Instructions to follow -> Your answer should be a single number: the count of lines holding the word "this".

Entries provided ->
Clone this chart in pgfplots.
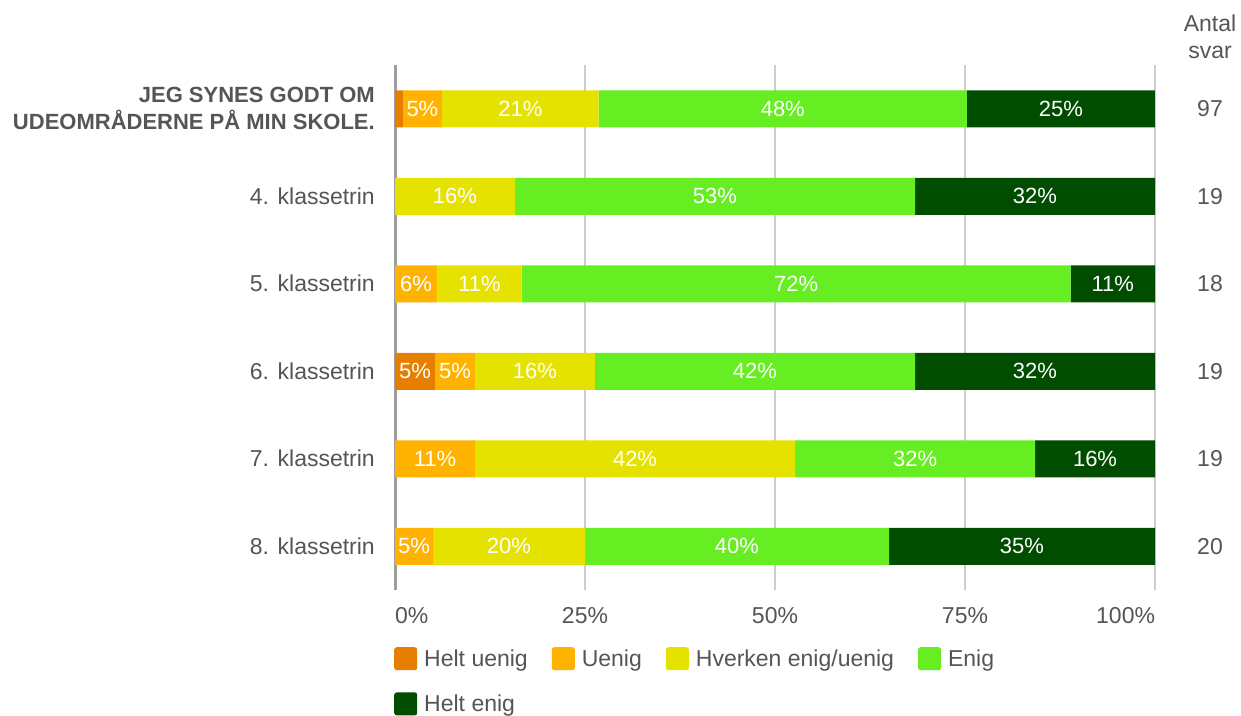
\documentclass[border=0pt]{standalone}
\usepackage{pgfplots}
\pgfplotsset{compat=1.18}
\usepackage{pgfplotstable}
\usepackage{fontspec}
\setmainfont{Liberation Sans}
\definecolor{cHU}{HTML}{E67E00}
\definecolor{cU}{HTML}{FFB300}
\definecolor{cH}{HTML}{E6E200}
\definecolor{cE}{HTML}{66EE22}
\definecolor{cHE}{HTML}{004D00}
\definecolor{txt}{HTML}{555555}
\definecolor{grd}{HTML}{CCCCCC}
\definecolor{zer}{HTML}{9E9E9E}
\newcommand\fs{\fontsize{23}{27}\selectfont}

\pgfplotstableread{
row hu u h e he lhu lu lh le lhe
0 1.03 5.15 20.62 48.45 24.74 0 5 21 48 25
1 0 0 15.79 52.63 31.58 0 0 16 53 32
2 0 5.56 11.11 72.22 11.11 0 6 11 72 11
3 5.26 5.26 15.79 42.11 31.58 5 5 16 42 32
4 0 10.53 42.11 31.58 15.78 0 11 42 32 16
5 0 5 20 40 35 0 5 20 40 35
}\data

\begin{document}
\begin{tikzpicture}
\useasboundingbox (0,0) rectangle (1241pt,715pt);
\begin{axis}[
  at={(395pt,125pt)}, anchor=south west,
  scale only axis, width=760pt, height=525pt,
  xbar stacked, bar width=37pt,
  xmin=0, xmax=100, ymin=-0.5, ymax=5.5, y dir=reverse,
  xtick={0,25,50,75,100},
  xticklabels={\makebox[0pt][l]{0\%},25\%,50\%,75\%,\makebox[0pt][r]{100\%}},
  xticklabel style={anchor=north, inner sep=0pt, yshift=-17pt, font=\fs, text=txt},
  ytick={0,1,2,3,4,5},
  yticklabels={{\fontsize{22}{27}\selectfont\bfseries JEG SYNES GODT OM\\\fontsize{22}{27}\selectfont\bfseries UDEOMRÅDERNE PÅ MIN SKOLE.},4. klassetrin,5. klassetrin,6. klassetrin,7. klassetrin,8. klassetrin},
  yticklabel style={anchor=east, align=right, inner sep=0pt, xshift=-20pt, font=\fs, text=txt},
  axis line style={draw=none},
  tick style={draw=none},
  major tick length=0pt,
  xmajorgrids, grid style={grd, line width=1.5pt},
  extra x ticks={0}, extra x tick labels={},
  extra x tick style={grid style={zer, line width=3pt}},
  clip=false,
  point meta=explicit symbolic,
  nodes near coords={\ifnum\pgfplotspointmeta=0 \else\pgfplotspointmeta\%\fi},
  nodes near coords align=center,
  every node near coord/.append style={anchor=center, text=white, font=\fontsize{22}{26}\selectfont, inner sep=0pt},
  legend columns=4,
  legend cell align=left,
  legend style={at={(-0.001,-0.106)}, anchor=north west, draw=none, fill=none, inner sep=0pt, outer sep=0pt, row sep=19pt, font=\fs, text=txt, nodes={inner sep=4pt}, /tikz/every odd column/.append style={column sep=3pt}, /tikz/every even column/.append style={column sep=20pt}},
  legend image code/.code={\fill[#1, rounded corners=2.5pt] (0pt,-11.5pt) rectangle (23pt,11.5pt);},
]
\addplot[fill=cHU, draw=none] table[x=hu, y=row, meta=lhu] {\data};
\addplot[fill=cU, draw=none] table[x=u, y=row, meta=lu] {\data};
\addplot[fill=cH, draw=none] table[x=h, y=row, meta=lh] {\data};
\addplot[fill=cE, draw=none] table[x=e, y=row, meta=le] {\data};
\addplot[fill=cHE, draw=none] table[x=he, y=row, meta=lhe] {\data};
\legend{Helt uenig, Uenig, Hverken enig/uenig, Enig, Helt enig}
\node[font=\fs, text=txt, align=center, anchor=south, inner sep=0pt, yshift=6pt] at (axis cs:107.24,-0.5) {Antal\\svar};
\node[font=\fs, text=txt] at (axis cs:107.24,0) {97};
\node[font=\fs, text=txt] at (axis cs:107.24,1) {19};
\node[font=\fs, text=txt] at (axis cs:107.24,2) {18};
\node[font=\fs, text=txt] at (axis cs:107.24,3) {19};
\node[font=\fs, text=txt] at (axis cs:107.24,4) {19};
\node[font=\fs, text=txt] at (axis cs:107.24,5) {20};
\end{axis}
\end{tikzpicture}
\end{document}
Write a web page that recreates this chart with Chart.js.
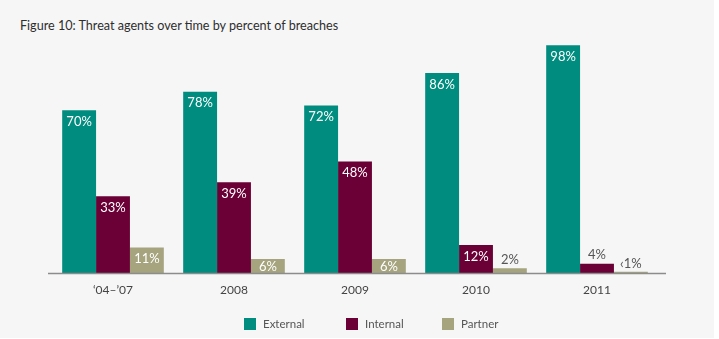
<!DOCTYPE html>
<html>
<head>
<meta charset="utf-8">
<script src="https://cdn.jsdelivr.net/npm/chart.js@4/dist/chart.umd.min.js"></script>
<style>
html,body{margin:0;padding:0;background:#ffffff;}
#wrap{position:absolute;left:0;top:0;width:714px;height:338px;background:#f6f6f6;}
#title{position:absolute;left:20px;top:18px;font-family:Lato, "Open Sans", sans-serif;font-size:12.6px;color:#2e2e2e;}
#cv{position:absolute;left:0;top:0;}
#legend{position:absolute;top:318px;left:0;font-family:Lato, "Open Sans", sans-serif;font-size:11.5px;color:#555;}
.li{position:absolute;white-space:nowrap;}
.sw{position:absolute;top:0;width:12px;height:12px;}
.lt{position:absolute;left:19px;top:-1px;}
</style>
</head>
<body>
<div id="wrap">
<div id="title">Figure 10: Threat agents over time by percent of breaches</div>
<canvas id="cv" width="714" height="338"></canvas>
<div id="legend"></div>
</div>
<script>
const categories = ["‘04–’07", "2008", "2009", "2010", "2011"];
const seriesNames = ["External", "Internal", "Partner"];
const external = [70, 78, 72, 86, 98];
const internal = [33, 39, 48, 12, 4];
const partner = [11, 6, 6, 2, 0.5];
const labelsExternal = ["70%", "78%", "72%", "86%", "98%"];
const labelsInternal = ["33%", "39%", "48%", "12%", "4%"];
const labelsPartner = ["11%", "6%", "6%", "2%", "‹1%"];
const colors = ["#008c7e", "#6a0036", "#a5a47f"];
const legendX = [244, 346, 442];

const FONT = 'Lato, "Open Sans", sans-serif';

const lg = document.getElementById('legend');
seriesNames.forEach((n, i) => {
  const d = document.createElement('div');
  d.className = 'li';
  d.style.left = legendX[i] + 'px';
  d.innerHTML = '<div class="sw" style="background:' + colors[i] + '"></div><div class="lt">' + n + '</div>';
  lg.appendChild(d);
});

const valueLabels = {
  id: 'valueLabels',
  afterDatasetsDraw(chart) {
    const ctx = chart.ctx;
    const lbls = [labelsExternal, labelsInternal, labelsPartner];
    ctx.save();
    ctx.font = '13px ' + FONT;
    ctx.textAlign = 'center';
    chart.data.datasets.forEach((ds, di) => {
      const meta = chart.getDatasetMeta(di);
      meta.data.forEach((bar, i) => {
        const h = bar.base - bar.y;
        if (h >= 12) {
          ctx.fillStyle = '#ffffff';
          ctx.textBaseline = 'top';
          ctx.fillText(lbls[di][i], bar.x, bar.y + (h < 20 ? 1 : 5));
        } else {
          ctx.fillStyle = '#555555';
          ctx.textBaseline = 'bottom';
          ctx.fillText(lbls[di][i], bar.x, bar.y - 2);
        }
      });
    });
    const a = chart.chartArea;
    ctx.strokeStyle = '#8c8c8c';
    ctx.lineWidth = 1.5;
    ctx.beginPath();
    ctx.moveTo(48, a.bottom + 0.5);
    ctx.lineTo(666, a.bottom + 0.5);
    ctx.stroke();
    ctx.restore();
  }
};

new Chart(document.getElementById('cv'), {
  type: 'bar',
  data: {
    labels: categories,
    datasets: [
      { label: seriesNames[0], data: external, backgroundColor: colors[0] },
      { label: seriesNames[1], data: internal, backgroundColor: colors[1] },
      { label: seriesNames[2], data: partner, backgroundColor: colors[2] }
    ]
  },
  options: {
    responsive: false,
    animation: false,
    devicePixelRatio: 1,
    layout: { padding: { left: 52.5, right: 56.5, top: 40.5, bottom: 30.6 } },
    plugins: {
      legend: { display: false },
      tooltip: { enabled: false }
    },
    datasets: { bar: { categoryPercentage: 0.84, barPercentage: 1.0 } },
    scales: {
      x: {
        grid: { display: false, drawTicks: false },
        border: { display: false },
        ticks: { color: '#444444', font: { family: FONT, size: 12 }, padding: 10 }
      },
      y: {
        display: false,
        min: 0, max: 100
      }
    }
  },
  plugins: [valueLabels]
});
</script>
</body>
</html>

Solution to the problem -> 2